3) How did you promote or put your product on the market?
We are in the B2B market, so deliver a semi-finished product. Businesses typically are searching for a band, and then due to our presence in media, expositions, find us to prototype the idea and deliver the product to them for use in their products. We don’t have specific promotion otherwise.
We see a growing understanding of the possibilities of integrating smart textiles in products. Originally people were thinking it would break or fail easily, but as more products are introduced, the confidence grows. The market is still small however. For example, when we need threads, I normally have 5 agents I can call for quotes, but in e-textiles that is not the case. Not all products are stable yet, so there is a risk of material no longer being available. Prices of e-textiles also come at a premium. The evolution is hence not very fast.
4) What requirements do your customers most request? (EC Certifications, washing etc.)
As a B2B we help develop our part of the product with the customer. Certification and washing is part of the end product and is the responsibility of the customer.
Testing of our narrow fabrics is also very difficult as most standard test protocols require larger fabric samples than we make for the customers. Washing clearly is a concern, but if only raw bands are bought from us we will indicate that washing is not allowed.
The biggest requirement is hence helping the customer in research for their product. We learned a lot in a couple of bigger projects with research institutions, but now most research is internal for specific applications requested by customers.
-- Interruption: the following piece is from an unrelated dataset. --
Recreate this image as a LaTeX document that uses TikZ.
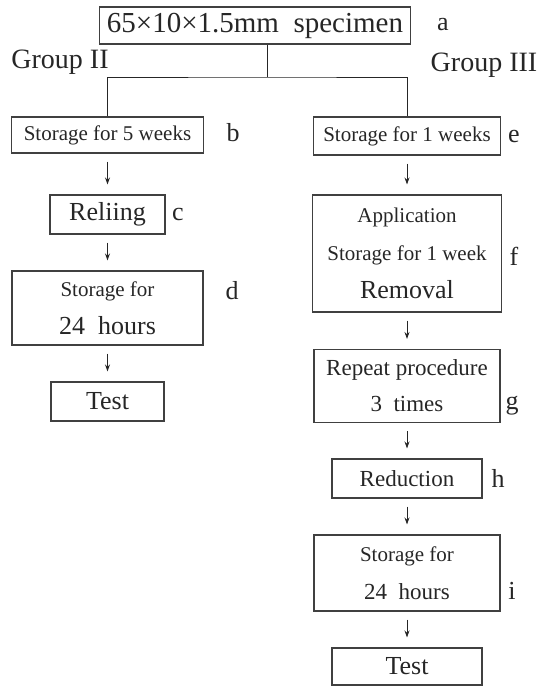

5) What is the competition in your market for smart textiles?
The market is very splintered, so hard to say. For us the biggest competition would be the big groups like Nike that make their own bands. But although that is competition, they also drive the market forward towards more smart textiles, more customized products, and smaller runs, which then is also good for us.
6) What is your advice to new smart textile companies?
My first advice to entrepreneurs is to dare to take the leap. That is the first step. Next, focus on a single concrete product. It is good to have more than one idea, but keep it in the drawer, and focus on only one thing. Finally, don’t do everything yourself. Use B2B suppliers like Elasta to help in developing parts which are the expertise of the supplier. The integrated development of your product/idea will remain your property as suppliers will focus only on their part.
7) Do you agree in sharing some of these experiences for educational purposes?
Yes, we can share some bands. As we don’t do finished products, things like the fully finalized LED band are at the moment a demonstrator of which we don’t have a lot. Previously we had a heart-beat sensor band demonstrator but unfortunately we can’t share that.